STORED DATA:
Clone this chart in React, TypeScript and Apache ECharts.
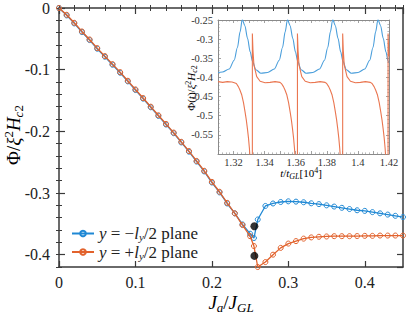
import React, { useEffect, useRef } from 'react';
import * as echarts from 'echarts';

// ---------- main panel data ----------
const jValues = [
  0, 0.01, 0.02, 0.03, 0.04, 0.05, 0.06, 0.07, 0.08, 0.09, 0.1, 0.11, 0.12, 0.13,
  0.14, 0.15, 0.16, 0.17, 0.18, 0.19, 0.2, 0.21, 0.22, 0.23, 0.24, 0.25, 0.255, 0.26,
  0.27, 0.28, 0.29, 0.3, 0.31, 0.32, 0.33, 0.34, 0.35, 0.36, 0.37, 0.38, 0.39, 0.4,
  0.41, 0.42, 0.43, 0.44, 0.45,
];
const phiLower = [
  0, -0.012, -0.025, -0.039, -0.052, -0.066, -0.079, -0.092, -0.105, -0.119, -0.133,
  -0.147, -0.161, -0.175, -0.189, -0.203, -0.218, -0.233, -0.249, -0.265, -0.283,
  -0.299, -0.317, -0.333, -0.351, -0.366, -0.373, -0.343, -0.321, -0.317, -0.3146,
  -0.3135, -0.314, -0.315, -0.3167, -0.318, -0.32, -0.322, -0.324, -0.326, -0.328,
  -0.329, -0.331, -0.333, -0.335, -0.337, -0.339,
];
const phiUpper = [
  0, -0.011, -0.024, -0.038, -0.051, -0.065, -0.078, -0.091, -0.104, -0.118, -0.132,
  -0.146, -0.16, -0.174, -0.188, -0.202, -0.217, -0.232, -0.248, -0.264, -0.282,
  -0.298, -0.316, -0.333, -0.352, -0.37, -0.386, -0.42, -0.412, -0.4, -0.389,
  -0.382, -0.378, -0.374, -0.372, -0.371, -0.3705, -0.37, -0.37, -0.37, -0.3698,
  -0.3695, -0.3695, -0.369, -0.369, -0.369, -0.369,
];
const transitionDots = [
  [0.2556, -0.354],
  [0.2556, -0.402],
];
const seriesNames = ['y = −l_y/2 plane', 'y = +l_y/2 plane'];

// ---------- inset data (t in 10^4 t_GL, Phi(t)/xi^2 H_c2) ----------
const insetLower = [
  [1.31, -0.387], [1.3129, -0.386], [1.3172, -0.378], [1.3204, -0.355], [1.3225, -0.322], [1.3242, -0.281], [1.3256, -0.249],
  [1.3273, -0.265], [1.329, -0.298], [1.3307, -0.333], [1.3322, -0.358], [1.3344, -0.38], [1.3376, -0.389], [1.3419, -0.387],
  [1.3462, -0.378], [1.3494, -0.355], [1.3515, -0.322], [1.3532, -0.281], [1.3547, -0.249],
  [1.3564, -0.265], [1.3581, -0.298], [1.3598, -0.333], [1.3613, -0.358], [1.3635, -0.38], [1.3667, -0.389], [1.371, -0.387],
  [1.3753, -0.378], [1.3785, -0.355], [1.3806, -0.322], [1.3823, -0.281], [1.3838, -0.249],
  [1.3855, -0.265], [1.3872, -0.298], [1.3889, -0.333], [1.3904, -0.358], [1.3926, -0.38], [1.3958, -0.389], [1.4001, -0.387],
  [1.4044, -0.378], [1.4076, -0.355], [1.4097, -0.322], [1.4114, -0.281], [1.4129, -0.249],
  [1.4146, -0.265], [1.4163, -0.298], [1.418, -0.333], [1.4195, -0.358], [1.42, -0.362],
];
const insetUpper = [
  [1.31, -0.411], [1.313, -0.413], [1.316, -0.411], [1.319, -0.412], [1.3205, -0.414], [1.3218, -0.416], [1.3231, -0.424],
  [1.3241, -0.433], [1.3253, -0.446], [1.3264, -0.466], [1.3274, -0.49], [1.3282, -0.511], [1.3289, -0.533], [1.3296, -0.558],
  [1.3302, -0.585], [1.3313, -0.65], [1.3321, -0.65], [1.3321, -0.285], [1.3325, -0.33], [1.3331, -0.367], [1.3349, -0.398],
  [1.3371, -0.41], [1.3403, -0.414], [1.3435, -0.413], [1.3467, -0.411], [1.3499, -0.413],
  [1.3508, -0.416], [1.3521, -0.424], [1.3531, -0.433], [1.3543, -0.446], [1.3554, -0.466], [1.3564, -0.49], [1.3572, -0.511],
  [1.3579, -0.533], [1.3586, -0.558], [1.3592, -0.585], [1.3603, -0.65], [1.3611, -0.65], [1.3611, -0.285], [1.3615, -0.33],
  [1.3621, -0.367], [1.3639, -0.398], [1.3661, -0.41], [1.3693, -0.414], [1.3725, -0.413], [1.3757, -0.411], [1.3789, -0.413],
  [1.3799, -0.416], [1.3812, -0.424], [1.3822, -0.433], [1.3834, -0.446], [1.3845, -0.466], [1.3855, -0.49], [1.3863, -0.511],
  [1.387, -0.533], [1.3877, -0.558], [1.3883, -0.585], [1.3894, -0.65], [1.3902, -0.65], [1.3902, -0.285], [1.3906, -0.33],
  [1.3912, -0.367], [1.393, -0.398], [1.3952, -0.41], [1.3984, -0.414], [1.4016, -0.413], [1.4048, -0.411], [1.408, -0.413],
  [1.4091, -0.416], [1.4104, -0.424], [1.4114, -0.433], [1.4126, -0.446], [1.4137, -0.466], [1.4147, -0.49], [1.4155, -0.511],
  [1.4162, -0.533], [1.4169, -0.558], [1.4175, -0.585], [1.4186, -0.65], [1.4194, -0.65], [1.4194, -0.285], [1.4198, -0.33],
  [1.42, -0.345],
];

const FONT = "'Liberation Serif', 'DejaVu Serif', serif";
const BLUE = '#1f88d4';
const ORANGE = '#e2622c';
const BLUE_IN = '#4a9edb';
const ORANGE_IN = '#ea7650';
const FRAME = '#3a3a3a';
const FRAME_IN = '#8a8a8a';

const richBig = {
  n: { fontFamily: FONT, fontSize: 19, lineHeight: 23, color: '#222' },
  i: { fontFamily: FONT, fontSize: 19, lineHeight: 23, fontStyle: 'italic', color: '#222' },
  sub: { fontFamily: FONT, fontSize: 13, lineHeight: 12, fontStyle: 'italic', verticalAlign: 'bottom', color: '#222' },
  subn: { fontFamily: FONT, fontSize: 13, lineHeight: 12, verticalAlign: 'bottom', color: '#222' },
  sup: { fontFamily: FONT, fontSize: 13, lineHeight: 12, verticalAlign: 'top', color: '#222' },
};
const richSmall = {
  n: { fontFamily: FONT, fontSize: 11, lineHeight: 14, color: '#333' },
  i: { fontFamily: FONT, fontSize: 11, lineHeight: 14, fontStyle: 'italic', color: '#333' },
  sub: { fontFamily: FONT, fontSize: 8, lineHeight: 8, fontStyle: 'italic', verticalAlign: 'bottom', color: '#333' },
  subn: { fontFamily: FONT, fontSize: 8, lineHeight: 8, verticalAlign: 'bottom', color: '#333' },
  sup: { fontFamily: FONT, fontSize: 8, lineHeight: 8, verticalAlign: 'top', color: '#333' },
};
const richLegend = {
  n: { fontFamily: FONT, fontSize: 17, lineHeight: 18, color: '#222' },
  i: { fontFamily: FONT, fontSize: 17, lineHeight: 18, fontStyle: 'italic', color: '#222' },
  sub: { fontFamily: FONT, fontSize: 11, lineHeight: 10, fontStyle: 'italic', verticalAlign: 'bottom', color: '#222' },
};

export default function App() {
  const ref = useRef<HTMLDivElement>(null);
  useEffect(() => {
    if (!ref.current) return;
    const chart = echarts.init(ref.current, undefined, { renderer: 'svg' });

    const tickMajor = { show: true, inside: true, length: 6, lineStyle: { color: FRAME, width: 1.2 } };
    const tickMinor = { show: true, inside: true, length: 3, lineStyle: { color: FRAME, width: 1 } };
    const mainLine = { show: true, onZero: false, lineStyle: { color: FRAME, width: 1.5 } };
    const noLine = { show: false };
    const noLabel = { show: false };
    const noSplit = { show: false };

    const mainX = (pos: string, interval: number, major: boolean, labels: boolean) => ({
      type: 'value', gridIndex: 0, position: pos, min: 0, max: 0.45, interval,
      axisLine: major ? mainLine : noLine,
      axisTick: major ? tickMajor : tickMinor,
      axisLabel: labels
        ? { show: true, showMaxLabel: false, fontFamily: FONT, fontSize: 16, color: '#222', margin: 7,
            formatter: (v: number) => String(Math.round(v * 100) / 100) }
        : noLabel,
      splitLine: noSplit,
    });
    const mainY = (pos: string, interval: number, major: boolean, labels: boolean) => ({
      type: 'value', gridIndex: 0, position: pos, inverse: true, min: 0, max: 0.42, interval,
      axisLine: major ? mainLine : noLine,
      axisTick: major ? tickMajor : tickMinor,
      axisLabel: labels
        ? { show: true, showMaxLabel: false, fontFamily: FONT, fontSize: 16, color: '#222', margin: 9,
            formatter: (v: number) => (Math.abs(v) < 1e-9 ? '0' : '-' + String(Math.round(v * 100) / 100)) }
        : noLabel,
      splitLine: noSplit,
    });

    const inTick = { show: true, inside: true, length: 3, lineStyle: { color: FRAME_IN, width: 0.8 } };
    const inMinor = { show: true, length: 1.6, lineStyle: { color: FRAME_IN, width: 0.6 } };
    const inLine = { show: true, onZero: false, lineStyle: { color: FRAME_IN, width: 1 } };

    const option: any = {
      animation: false,
      backgroundColor: '#fff',
      grid: [
        { left: 59, top: 8, width: 344, height: 259, containLabel: false, outerBoundsMode: 'none' },
        { left: 218, top: 20, width: 171, height: 134, containLabel: false, outerBoundsMode: 'none', show: true, backgroundColor: '#fff', borderWidth: 0 },
      ],
      legend: {
        left: 66, top: 220, orient: 'vertical', itemGap: 1, itemWidth: 22, itemHeight: 7,
        data: seriesNames,
        formatter: (name: string) =>
          name === seriesNames[0]
            ? '{i|y}{n| = −}{i|l}{sub|y}{n|/2 plane}'
            : '{i|y}{n| = +}{i|l}{sub|y}{n|/2 plane}',
        textStyle: { fontFamily: FONT, fontSize: 17, color: '#222', rich: richLegend },
      },
      graphic: [
        {
          type: 'text', x: 231, y: 302, silent: true,
          style: { text: '{i|J}{sub|a}{n|/}{i|J}{sub|GL}', rich: richBig, align: 'center', verticalAlign: 'middle' },
        },
        {
          type: 'text', x: 13, y: 135, rotation: Math.PI / 2, silent: true,
          style: { text: '{n|Φ/}{i|ξ}{sup|2}{i|H}{sub|c}{subn|2}', rich: richBig, align: 'center', verticalAlign: 'middle' },
        },
        {
          type: 'text', x: 301, y: 173, silent: true,
          style: { text: '{i|t}{n|/}{i|t}{sub|GL}{n|[10}{sup|4}{n|]}', rich: richSmall, align: 'center', verticalAlign: 'middle' },
        },
        {
          type: 'text', x: 191, y: 88, rotation: Math.PI / 2, silent: true,
          style: { text: '{n|Φ(}{i|t}{n|)/}{i|ξ}{sup|2}{i|H}{sub|c}{subn|2}', rich: richSmall, align: 'center', verticalAlign: 'middle' },
        },
      ],
      xAxis: [
        mainX('bottom', 0.1, true, true),
        mainX('bottom', 0.02, false, false),
        mainX('top', 0.1, true, false),
        mainX('top', 0.02, false, false),
        {
          type: 'value', gridIndex: 1, position: 'bottom', min: 1.31, max: 1.42, interval: 0.01,
          axisLine: inLine, axisTick: inTick, minorTick: { ...inMinor, splitNumber: 4 },
          axisLabel: {
            show: true, fontFamily: FONT, fontSize: 10.5, color: '#333', margin: 3,
            formatter: (v: number) => {
              const k = Math.round(v * 100);
              return k % 2 === 0 ? String(k / 100) : '';
            },
          },
          splitLine: noSplit,
        },
        {
          type: 'value', gridIndex: 1, position: 'top', min: 1.31, max: 1.42, interval: 0.01,
          axisLine: inLine, axisTick: inTick, minorTick: { ...inMinor, splitNumber: 4 },
          axisLabel: noLabel, splitLine: noSplit,
        },
      ],
      yAxis: [
        mainY('left', 0.1, true, true),
        mainY('left', 0.02, false, false),
        mainY('right', 0.1, true, false),
        mainY('right', 0.02, false, false),
        {
          type: 'value', gridIndex: 1, position: 'left', min: -0.6, max: -0.25, interval: 0.05,
          axisLine: inLine, axisTick: inTick, minorTick: { ...inMinor, splitNumber: 5 },
          axisLabel: {
            show: true, showMinLabel: false, fontFamily: FONT, fontSize: 10.5, color: '#333', margin: 5,
            formatter: (v: number) => String(Math.round(v * 100) / 100),
          },
          splitLine: noSplit,
        },
        {
          type: 'value', gridIndex: 1, position: 'right', min: -0.6, max: -0.25, interval: 0.05,
          axisLine: inLine, axisTick: inTick, minorTick: { ...inMinor, splitNumber: 5 },
          axisLabel: noLabel, splitLine: noSplit,
        },
      ],
      series: [
        {
          name: seriesNames[0], type: 'line', xAxisIndex: 0, yAxisIndex: 0,
          data: jValues.map((j, i) => [j, -phiLower[i]]),
          color: BLUE, symbol: 'circle', symbolSize: 5, showSymbol: true,
          itemStyle: { color: 'rgba(255,255,255,0)', borderColor: BLUE, borderWidth: 1 },
          lineStyle: { color: BLUE, width: 1.3 }, z: 3,
        },
        {
          name: seriesNames[1], type: 'line', xAxisIndex: 0, yAxisIndex: 0,
          data: jValues.map((j, i) => [j, -phiUpper[i]]),
          color: ORANGE, symbol: 'circle', symbolSize: 5, showSymbol: true,
          itemStyle: { color: 'rgba(255,255,255,0)', borderColor: ORANGE, borderWidth: 1 },
          lineStyle: { color: ORANGE, width: 1.3 }, z: 4,
        },
        {
          name: 'transition', type: 'scatter', xAxisIndex: 0, yAxisIndex: 0,
          data: transitionDots.map((d) => [d[0], -d[1]]),
          symbol: 'circle', symbolSize: 8, itemStyle: { color: '#000' }, z: 6,
        },
        {
          name: 'insetLower', type: 'line', xAxisIndex: 4, yAxisIndex: 4,
          data: insetLower, showSymbol: false, symbol: 'none', clip: true,
          smooth: 0.3, smoothMonotone: 'x',
          lineStyle: { color: BLUE_IN, width: 1.1 }, z: 5,
        },
        {
          name: 'insetUpper', type: 'line', xAxisIndex: 4, yAxisIndex: 4,
          data: insetUpper, showSymbol: false, symbol: 'none', clip: true,
          lineStyle: { color: ORANGE_IN, width: 1.1 }, z: 5,
        },
      ],
    };
    chart.setOption(option);
    return () => chart.dispose();
  }, []);
  return (
    <div
      ref={ref}
      style={{ position: 'absolute', left: 0, top: 0, width: 407, height: 315 }}
    />
  );
}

OBJECTIVE: Transcribe the opening line of the listing above, please, and every line after it through the line with "import * as echarts from 'echarts';", word for word, without pictures.

RIGHT ANSWER:
Clone this chart in React, TypeScript and Apache ECharts.
import React, { useEffect, useRef } from 'react';
import * as echarts from 'echarts';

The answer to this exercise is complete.